Standardized Latin taxonomy is essential for horticulturists and people from different cultures and languages to communicate precisely. And yet proper Latin names, which are sometimes actually Greek or English, are themselves occasionally changed; Hosta used to be Funkia. Sheesh.
But amongst gardeners, with some bit of confusion, vernacular names roughly work. As nature writer Richard Mabey put it, “Latin names are fine for textbooks, but the beautiful common names we give to our flora and fauna are part of a shared poetry stretching back thousands of years.”
There are dozens of folk names for dandelions, which itself is derived from the French dent de lion, or lion’s tooth, in reference to the jagged margins of the lance-shaped leaves; I’ve heard its seed heads called dandy-puffs. Ever wonder where lungwort got its folk name? The Doctrine of Signature, dating back thousands of years, held that herbs resembling various parts of the body could be used to treat ailments of those body parts – a pseudoscience that has led to many deaths.

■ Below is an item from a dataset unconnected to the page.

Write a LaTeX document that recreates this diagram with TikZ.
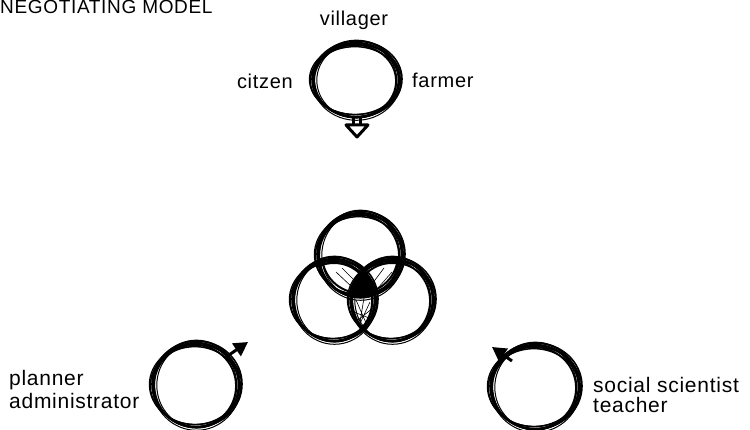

In England okra is called ladies’ fingers; prickly pear isn’t a pear, not all muscadines are scuppernongs, asparagus fern isn’t a fern, tiger lilies are spotted not striped, Rose of Sharon isn’t a rose, and blackberry lily is neither.
Shall I continue? Just a few descriptive or fanciful names we use: buttercup, foxglove, honeysuckle, snapdragon, wormwood, angel trumpet, goldenrod, blazing star, daylily, touch-me-not, lamb’s ears, bluebells, toadstool, lacebark elm, buckeye, cypress vine, monkey grass, cast iron plant, elephant ears, milk and wine lily, violets, sunflower… And none are official.
Some don’t even make sense. Shouldn’t four o’clocks name be adjusted during Daylight Saving Time? And who in their right mind changed snake plant, a folk name for Sansevieria, to mother-in-law tongue?
Meanwhile, my garden’s naked ladies are showing out as usual. What a magical surprise!